Dans un article de la revue Esprit daté de janvier 1975 et intitulé « Il n’y a jamais eu d’Occitanie », Henri-Irénée Marrou s’adresse en ces termes à « l’Occitan » Robert Lafont : « Le poète provençal que j’aurais pu être est devenu un historien français et un membre de la communauté scientifique internationale. (…) Occitan, je le suis autant que vous, solidement enraciné dans le Diois et le Gapençais (…) J’ai connu avant vous la tentation nationaliste, essayant de me faire une culture à partir des troubadours, (…) de la chanson populaire, du folklore ; (…) mais cet effort un peu désespéré ne payait guère (…) Je vous accorderai seulement que si la vocation poétique l’avait emporté en moi sur la vocation scientifique, je n’aurais peut-être pas renoncé si vite à l’occitan, – mais l’adulte ne réalise jamais qu’un pourcentage infime de nos ambitions d’adolescent. »
Témoignage émouvant des ambitions d’adolescent de Marrou, un trésor poétique puisé à la source de sa Provence natale et intitulé Lou Libre de Jouventu (1920-1931), a été exhumé des archives familiales et confié à Luc de Goustine, Président de l’Association Carrefour Ventadour, dans l’espoir que ce recueil fasse l’objet d’une étude.
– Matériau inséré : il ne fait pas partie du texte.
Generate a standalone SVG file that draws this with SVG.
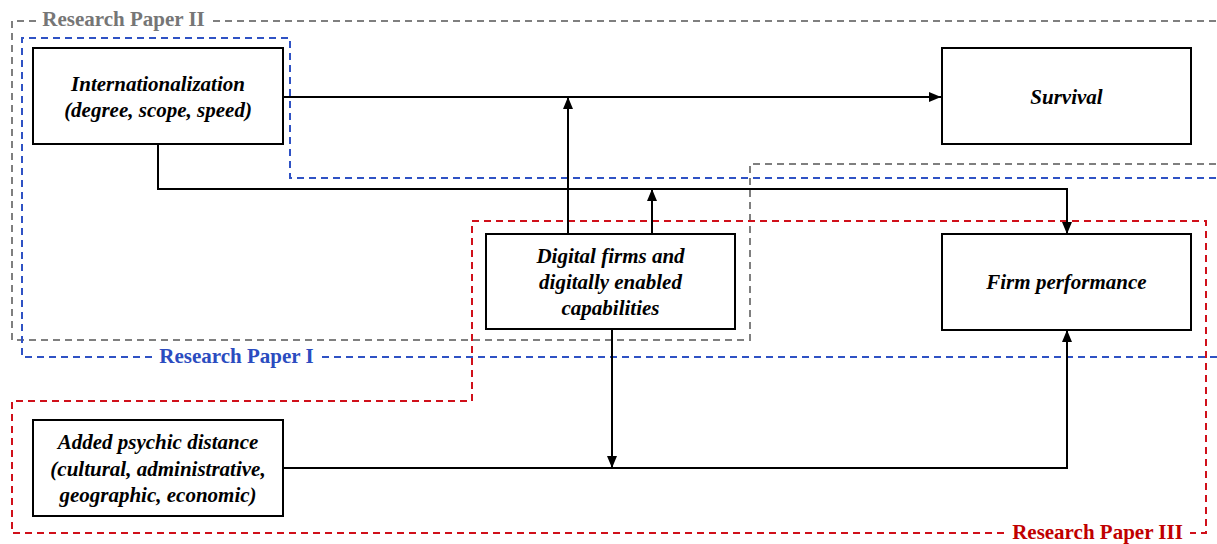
<svg xmlns="http://www.w3.org/2000/svg" width="1217" height="544" viewBox="0 0 1217 544">
  <style>
    .box { fill: #ffffff; stroke: #000000; stroke-width: 2; }
    .node-text { font-family: "Liberation Serif", "Times New Roman", serif; font-size: 21px; font-weight: bold; font-style: italic; fill: #000000; text-anchor: middle; }
    .conn { fill: none; stroke: #000000; stroke-width: 2; }
    .frame { fill: none; stroke-width: 2; stroke-dasharray: 7 5; }
    .frame-2 { stroke: #7f7f7f; }
    .frame-1 { stroke: #2f52c4; }
    .frame-3 { stroke: #d0101a; }
    .frame-label { font-family: "Liberation Serif", "Times New Roman", serif; font-size: 21px; font-weight: bold; text-anchor: middle; }
  </style>
  <defs>
    <marker id="arrow" viewBox="0 0 12 10" refX="12" refY="5" markerWidth="12" markerHeight="10" markerUnits="userSpaceOnUse" orient="auto">
      <path d="M0,0 L12,5 L0,10 Z" fill="#000000"/>
    </marker>
  </defs>

  <rect width="1217" height="544" fill="#ffffff"/>

  <!-- Research paper boundaries -->
  <g id="frames">
    <!-- Paper II (grey) -->
    <path class="frame frame-2" d="M36,21 L12,21 L12,340 L750,340 L750,164 L1217,164"/>
    <path class="frame frame-2" d="M213,21 L1217,21"/>
    <text class="frame-label" x="123.5" y="26" fill="#767676">Research Paper II</text>

    <!-- Paper I (blue) -->
    <path class="frame frame-1" d="M152,357 L22,357 L22,38 L290,38 L290,178 L1217,178"/>
    <path class="frame frame-1" d="M322,357 L1217,357"/>
    <text class="frame-label" x="236.5" y="363" fill="#2b4cc0">Research Paper I</text>

    <!-- Paper III (red) -->
    <path class="frame frame-3" d="M1004,533 L12,533 L12,401 L472,401 L472,221 L1206,221 L1206,533 L1190,533"/>
    <text class="frame-label" x="1097.5" y="539" fill="#c00000">Research Paper III</text>
  </g>

  <!-- Connectors -->
  <g id="connectors">
    <path class="conn" d="M283,97 L941,97" marker-end="url(#arrow)"/>
    <path class="conn" d="M568,234 L568,97" marker-end="url(#arrow)"/>
    <path class="conn" d="M158,144 L158,189 L1067,189 L1067,234" marker-end="url(#arrow)"/>
    <path class="conn" d="M652,234 L652,189" marker-end="url(#arrow)"/>
    <path class="conn" d="M612,329 L612,468" marker-end="url(#arrow)"/>
    <path class="conn" d="M283,468 L1067,468 L1067,330" marker-end="url(#arrow)"/>
  </g>

  <!-- Nodes -->
  <g id="internationalization">
    <rect class="box" x="33" y="48" width="250" height="96"/>
    <text class="node-text" x="158" y="91">Internationalization</text>
    <text class="node-text" x="158" y="117">(degree, scope, speed)</text>
  </g>

  <g id="survival">
    <rect class="box" x="942" y="48" width="249" height="96"/>
    <text class="node-text" x="1066.5" y="104">Survival</text>
  </g>

  <g id="digital-capabilities">
    <rect class="box" x="486" y="234" width="249" height="95"/>
    <text class="node-text" x="610.5" y="263">Digital firms and</text>
    <text class="node-text" x="610.5" y="289">digitally enabled</text>
    <text class="node-text" x="610.5" y="315">capabilities</text>
  </g>

  <g id="firm-performance">
    <rect class="box" x="942" y="234" width="249" height="96"/>
    <text class="node-text" x="1066.5" y="289">Firm performance</text>
  </g>

  <g id="psychic-distance">
    <rect class="box" x="33" y="420" width="250" height="96"/>
    <text class="node-text" x="158" y="449">Added psychic distance</text>
    <text class="node-text" x="158" y="476">(cultural, administrative,</text>
    <text class="node-text" x="158" y="502">geographic, economic)</text>
  </g>
</svg>
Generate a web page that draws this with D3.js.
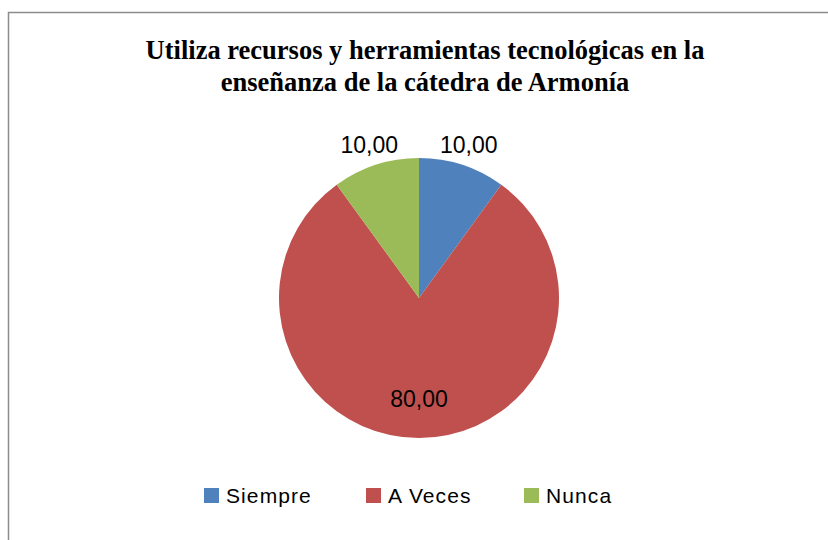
<!DOCTYPE html>
<html>
<head>
<meta charset="utf-8">
<script src="https://cdn.jsdelivr.net/npm/d3@7"></script>
<style>
  body { margin: 0; background: #fff; }
  svg { display: block; }
</style>
</head>
<body>
<div id="chart"></div>
<script>
const categories = ['Siempre', 'A Veces', 'Nunca'];
const values = [10, 80, 10];
const colors = ['#4F81BD', '#C0504D', '#9BBB59'];
const titleLines = ['Utiliza recursos y herramientas tecnológicas en la', 'enseñanza de la cátedra de Armonía'];

const width = 828, height = 540;
const cx = 419, cy = 298, radius = 140;

const svg = d3.select('#chart').append('svg')
  .attr('width', width)
  .attr('height', height);

// frame (only top and left edges are visible in the crop)
svg.append('path')
  .attr('d', `M8.5,${height} V12.5 H${width}`)
  .attr('fill', 'none')
  .attr('stroke', '#8c8c8c')
  .attr('stroke-width', 1.5);

svg.append('g')
  .selectAll('text')
  .data(titleLines)
  .join('text')
  .attr('x', 425)
  .attr('y', (d, i) => 59 + i * 32)
  .attr('text-anchor', 'middle')
  .style('font-family', '"Liberation Serif", "Times New Roman", serif')
  .style('font-weight', 'bold')
  .style('font-size', '26.5px')
  .text(d => d);

const data = categories.map((c, i) => ({ name: c, value: values[i], color: colors[i] }));
const total = d3.sum(values);

const pie = d3.pie().sort(null).value(d => d.value);
const arc = d3.arc().innerRadius(0).outerRadius(radius);
const arcs = pie(data);

const g = svg.append('g').attr('transform', `translate(${cx},${cy})`);

g.selectAll('path')
  .data(arcs)
  .join('path')
  .attr('d', arc)
  .attr('fill', d => d.data.color);

const inner = d3.arc().innerRadius(radius * 0.72).outerRadius(radius * 0.72);
const outer = d3.arc().innerRadius(radius * 1.15).outerRadius(radius * 1.15);

g.selectAll('text')
  .data(arcs)
  .join('text')
  .attr('transform', d => `translate(${(d.data.value / total < 0.15 ? outer : inner).centroid(d)})`)
  .attr('text-anchor', 'middle')
  .attr('dy', '0.36em')
  .style('font-family', '"Liberation Sans", Arial, sans-serif')
  .style('font-size', '23px')
  .style('fill', '#000')
  .text(d => d3.format('.2f')(d.data.value).replace('.', ','));

// legend
const legendX = d3.scaleOrdinal().domain(categories).range([204, 366, 524]);
const legend = svg.append('g')
  .selectAll('g')
  .data(data)
  .join('g')
  .attr('transform', d => `translate(${legendX(d.name)},488)`);

legend.append('rect')
  .attr('width', 15)
  .attr('height', 15)
  .attr('fill', d => d.color);

legend.append('text')
  .attr('x', 22)
  .attr('y', 15)
  .style('font-family', '"Liberation Sans", Arial, sans-serif')
  .style('font-size', '21px')
  .style('letter-spacing', '1.1px')
  .text(d => d.name);
</script>
</body>
</html>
Nul, mieux qu’un universitaire spécialiste de la littérature occitane classique et contemporaine comme l’écrivain Philippe Gardy, ne pouvait traduire et éditer ces vers pleins de sensibilité et replacer dans la mouvance culturelle foisonnante du premier XXe siècle le jeune Provençal qui, oscillant du Marseille des Félibres au Toulouse des Jeux floraux, fut un moment tenté de suivre la haute tradition des troubadours et, tout au long de sa carrière savante, fit de ce souvenir en quelque sorte “son trésor secret”.